Letter from Cairo: Tyrant till proven guilty

http://english.alarabiya.net/views/2012/03/05/198667.html

“My country remains the dearest no matter how unfair it is to me and my compatriots remain the most loving no matter how cruel they are to me.” This is my humble translation of the first two lines of a famous Arabic poem whose authorship is disputed to date. There is no need to know who the poet is or under which circumstances the poem was written to guess that it is a moving proclamation of love by an obviously oppressed patriot who argues that one’s loyalty to one’s country and compatriots is never shaken by any form of injustice one might experience within its borders. Logically speaking, these words would most likely be said by any of the activists who are constantly threatened, harassed, and imprisoned for speaking their minds and who are still unable to give up on their country no matter how much pain it might inflict upon them. Absurdly speaking, these words were amazingly said by the ousted president who is telling all Egyptians how unfairly he was treated and how, despite having every reason to hate Egypt and its people, he still loves them and will remain to do so.

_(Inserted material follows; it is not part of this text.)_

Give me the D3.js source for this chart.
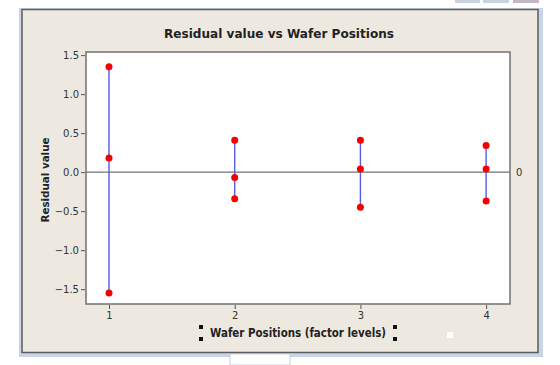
<!DOCTYPE html>
<html>
<head>
<meta charset="utf-8">
<script src="https://cdn.jsdelivr.net/npm/d3@7"></script>
<style>
  body { margin: 0; background: #fff; }
  svg { display: block; }
</style>
</head>
<body>
<svg id="drawing_region"></svg>
<script>
const levels = [1, 2, 3, 4];
const highRes = [1.35, 0.41, 0.41, 0.34];
const midRes = [0.18, -0.07, 0.04, 0.04];
const lowRes = [-1.55, -0.34, -0.45, -0.37];
const yTicks = [-1.5, -1.0, -0.5, 0.0, 0.5, 1.0, 1.5];
const refLine = 0;

const config = {
    width: 560,
    height: 365,
    plot: { left: 86, top: 52, right: 510, bottom: 304 }
};

const font = "Tahoma, 'DejaVu Sans', 'Noto Sans', sans-serif";

const svg = d3.select('#drawing_region')
    .attr('width', config.width)
    .attr('height', config.height);

// window chrome around the Minitab graph
svg.append('rect').attr('x', 455).attr('y', 0).attr('width', 25).attr('height', 3).attr('fill', '#c9d3e0');
svg.append('rect').attr('x', 483).attr('y', 0).attr('width', 26).attr('height', 3).attr('fill', '#c9d3e0');
svg.append('rect').attr('x', 513).attr('y', 0).attr('width', 26).attr('height', 3).attr('fill', '#c4b8c4');
svg.append('rect').attr('x', 19).attr('y', 8).attr('width', 524).attr('height', 349).attr('fill', '#c7d6ea');
svg.append('rect').attr('x', 22).attr('y', 9.5).attr('width', 516).attr('height', 343)
    .attr('fill', '#ede9e0').attr('stroke', '#5c5c5c').attr('stroke-width', 1.5);
svg.append('rect').attr('x', 230).attr('y', 354).attr('width', 60).attr('height', 11).attr('fill', '#ffffff')
    .attr('stroke', '#b8c4d4').attr('stroke-width', 0.8);

const p = config.plot;
const xscale = d3.scaleLinear().domain([0.817, 4.19]).range([p.left, p.right]);
const yscale = d3.scaleLinear().domain([-1.69, 1.54]).range([p.bottom, p.top]);

svg.append('rect')
    .attr('x', p.left).attr('y', p.top)
    .attr('width', p.right - p.left).attr('height', p.bottom - p.top)
    .attr('fill', '#fff').attr('stroke', '#707070').attr('stroke-width', 1.5);

const yaxis = d3.axisLeft(yscale).tickValues(yTicks).tickSize(4).tickPadding(2)
    .tickFormat(d3.format('.1f'));
const xaxis = d3.axisBottom(xscale).tickValues(levels).tickSize(4).tickPadding(3)
    .tickFormat(d3.format('d'));

const yg = svg.append('g').attr('transform', `translate(${p.left - 1},0)`).call(yaxis);
const xg = svg.append('g').attr('transform', `translate(0,${p.bottom + 1})`).call(xaxis);
[yg, xg].forEach(g => {
    g.select('.domain').remove();
    g.selectAll('line').attr('stroke', '#555');
    g.selectAll('text').attr('font-family', font).attr('font-size', 10).attr('fill', '#333');
});

// zero reference line
svg.append('line')
    .attr('x1', p.left).attr('x2', p.right)
    .attr('y1', yscale(refLine)).attr('y2', yscale(refLine))
    .attr('stroke', '#707070').attr('stroke-width', 1.3);
svg.append('text')
    .attr('x', p.right + 6).attr('y', yscale(refLine) + 4)
    .attr('font-family', font).attr('font-size', 10).attr('fill', '#333')
    .text(refLine);

// range lines
svg.selectAll('line.range')
    .data(levels)
    .enter()
    .append('line')
    .attr('class', 'range')
    .attr('x1', d => xscale(d)).attr('x2', d => xscale(d))
    .attr('y1', (d, i) => yscale(highRes[i]))
    .attr('y2', (d, i) => yscale(lowRes[i]))
    .attr('stroke', '#5a5ae6').attr('stroke-width', 1.4);

const points = [];
levels.forEach((lv, i) => {
    [highRes[i], midRes[i], lowRes[i]].forEach(v => points.push({ x: lv, y: v }));
});

svg.selectAll('circle')
    .data(points)
    .enter()
    .append('circle')
    .attr('cx', d => xscale(d.x))
    .attr('cy', d => yscale(d.y))
    .attr('r', 3.5)
    .attr('fill', '#f40000');

// titles
svg.append('text')
    .attr('x', 279).attr('y', 38)
    .attr('text-anchor', 'middle')
    .attr('font-family', font).attr('font-size', 13).attr('font-weight', 'bold')
    .attr('textLength', 230).attr('lengthAdjust', 'spacingAndGlyphs')
    .attr('fill', '#222')
    .text('Residual value vs Wafer Positions');

svg.append('text')
    .attr('transform', 'translate(49,180) rotate(-90)')
    .attr('text-anchor', 'middle')
    .attr('font-family', font).attr('font-size', 11).attr('font-weight', 'bold')
    .attr('textLength', 85).attr('lengthAdjust', 'spacingAndGlyphs')
    .attr('fill', '#222')
    .text('Residual value');

svg.append('text')
    .attr('x', 298).attr('y', 337)
    .attr('text-anchor', 'middle')
    .attr('font-family', font).attr('font-size', 12).attr('font-weight', 'bold')
    .attr('textLength', 176).attr('lengthAdjust', 'spacingAndGlyphs')
    .attr('fill', '#222')
    .text('Wafer Positions (factor levels)');

// selection handles around the x label
[199, 393].forEach(x => {
    [325, 337].forEach(y => {
        svg.append('rect').attr('x', x).attr('y', y).attr('width', 4).attr('height', 4).attr('fill', '#111');
    });
});
svg.append('rect').attr('x', 447).attr('y', 332).attr('width', 6).attr('height', 6).attr('fill', '#fff');
</script>
</body>
</html>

The emotionally-charged verses concluded Mubarak’s address to the court on the last session before the verdict and which came as a truthful account of how honorable a president he had been and how patriotic an Egyptian he will forever be. It was, in fact, the best-written absurd text I have read since “Waiting for Godot,” a play in which two men wait endlessly for someone who never shows up and while doing so engage in all kinds of fragmented conversations that make us doubt whether they know that Godot in the first place or whether he or they exist to start with.

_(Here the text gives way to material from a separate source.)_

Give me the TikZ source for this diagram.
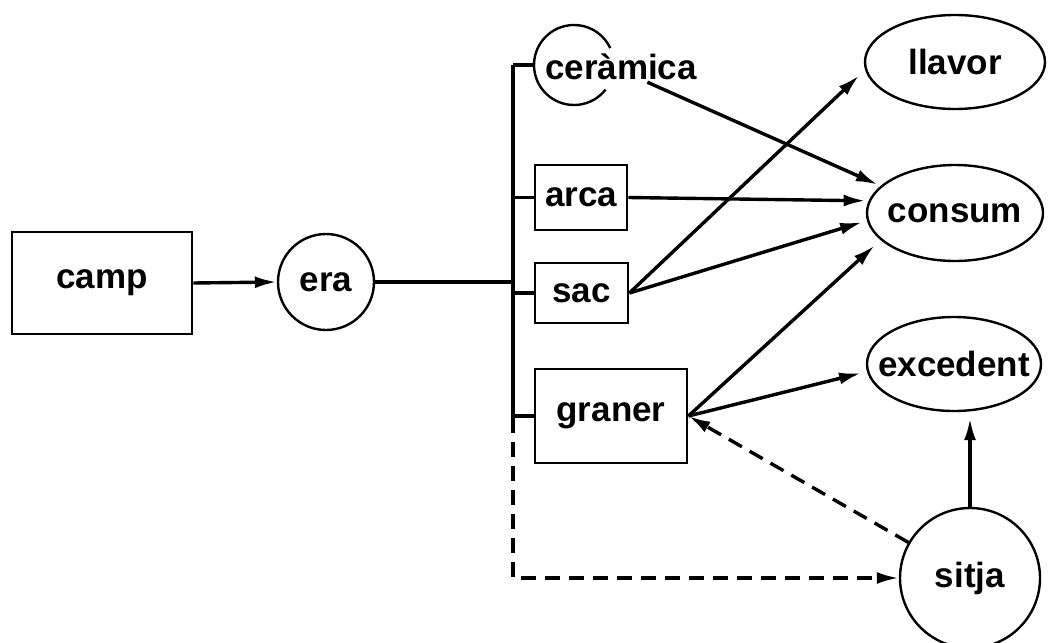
\documentclass[tikz,border=0pt]{standalone}
\usepackage{fontspec}
\setmainfont{Liberation Sans}
\usetikzlibrary{arrows.meta,shapes.geometric}
\begin{document}
\begin{tikzpicture}[x=1pt,y=-1pt,
  lbl/.style={font=\fontsize{35}{40}\selectfont\bfseries},
  boxn/.style={lbl,draw,rectangle,line width=2.8pt,inner sep=0pt},
  circn/.style={draw,circle,line width=2.4pt,inner sep=0pt},
  elln/.style={draw,ellipse,line width=2.4pt,inner sep=0pt},
  link/.style={line width=3.4pt},
  arr/.style={link,-{Latex[length=22pt,width=12pt]}},
  dlink/.style={dashed,dash pattern=on 15pt off 9pt}
]
\useasboundingbox (0,0) rectangle (1048,642);

% nodes
\node[boxn,minimum width=180pt,minimum height=102pt] (camp) at (102,283) {camp};
\node[circn,minimum size=96pt,label={[lbl]center:era}] (era) at (326,282) {};
\node[lbl,inner sep=2pt] (cer) at (621,67) {ceràmica};
\coordinate (cerc) at (574,65);
\coordinate (cerl) at (534,65);
\node[boxn,minimum width=92pt,minimum height=65pt] (arca) at (581,197.5) {arca};
\node[boxn,minimum width=93pt,minimum height=60pt] (sac) at (581.5,293) {sac};
\node[boxn,minimum width=152pt,minimum height=94pt] (graner) at (611,416) {graner};
\node[elln,minimum width=180pt,minimum height=94pt,label={[lbl]center:llavor}] (llavor) at (955,62) {};
\node[elln,minimum width=176pt,minimum height=96pt,label={[lbl]center:consum}] (consum) at (955,213) {};
\node[elln,minimum width=174pt,minimum height=94pt,label={[lbl]center:excedent}] (exc) at (954,364) {};
\node[circn,minimum size=140pt,label={[lbl]center:sitja}] (sitja) at (970,578) {};

% ceramica partial circle
\draw[line width=2.4pt] (cerc) ++(38:40) arc[start angle=38,end angle=335,radius=40];

% bus
\coordinate (b0) at (513,65);
\coordinate (b4) at (513,418);
\draw[link] (b0) -- (b4);
\draw[link] (b0) -- (cerl);
\draw[link] (arca.west -| b0) -- (arca.west);
\draw[link] (sac.west -| b0) -- (sac.west);
\draw[link] (graner.west -| b0) -- (graner.west);
\draw[link] (era.east) -- (era.east -| b0);

% arrows
\draw[arr] (camp.east) -- (era.west);
\draw[arr,shorten >=3pt] (cer.-30) -- (consum.160);
\draw[arr,shorten >=3pt] (arca.east) -- (consum.172);
\draw[arr,shorten >=8pt] (sac.east) -- (llavor.185);
\draw[arr,shorten >=5pt] (sac.east) -- (consum.185);
\draw[arr,shorten >=8pt] (graner.east) -- (consum.200);
\draw[arr,shorten >=6pt] (graner.east) -- (exc.185);
\draw[arr,shorten >=6pt] (sitja.north) -- (sitja.north |- exc.south);
\draw[arr,dlink] (sitja.150) -- (graner.east);
\draw[arr,dlink] (b4) -- (b4 |- sitja.west) -- (sitja.west);
\end{tikzpicture}
\end{document}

I will try not to go into the details of the historic statement since I find it as boring as the bedtime story my mom once told me when I asked why I was not treated like normal kids instead of being told about social justice and the power of the people and other things that at the time sounded even more cryptic than algebra. I will do my best to only focus on a few points that shed a bit of light on how attempts at fabricating the most brazen of lies combined with hopes of finding the most delusional of audience can produce the perfect live example of absolute nonsense.

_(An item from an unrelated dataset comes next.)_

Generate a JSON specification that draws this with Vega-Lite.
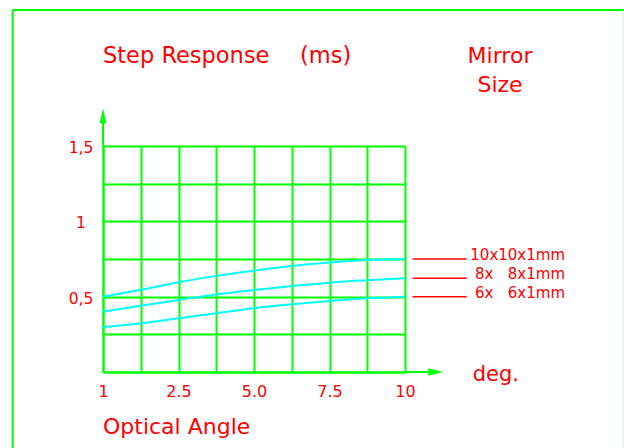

I will just comment on something he has kept mentioning since the start of the revolution and which appears to be the only achievement he really made and that is why is never wastes a chance to talk about it: the role he played in the October 1973 war. Here I would like to ask a question: What was the commander of the Air Forces expected to be doing while his country was in a state of war? Be celebrating Yom Kippur with the enemy combatant? Can I keep reminding my students how benevolent I am for coming to class? Plus there has been talk anyway about how his role in the war was blown out of proportion and how that of others was totally overlooked to create that mega-size ego that neither ouster nor imprisonment seems to be able to deflate.

I might as well try to make sure who Mubarak was talking to when he mentioned the economic boom Egypt witnessed during his time. Maybe the business tycoons who were given free hand to treat national revenue as their pocket money? Or officials whose astronomical salaries, exclusive of bribes and commissions, could feed half the population? Or the privileged few who own summer houses in Palma de Mallorca and shop in Paris every season? Those are possibly the same people he intended to address when he talked about the dignified life he strove to secure to all Egyptian citizens. I assume it was just by sheer mistake that he forgot to include the 40 percent who live under poverty line and the 35 percent who have never been to school and these of course would have reminded him of the way a glass of potable water, a toilet, or a job that would secure one meal a day have become the ultimate ambition of millions of those Egyptians he claims to have made his priority.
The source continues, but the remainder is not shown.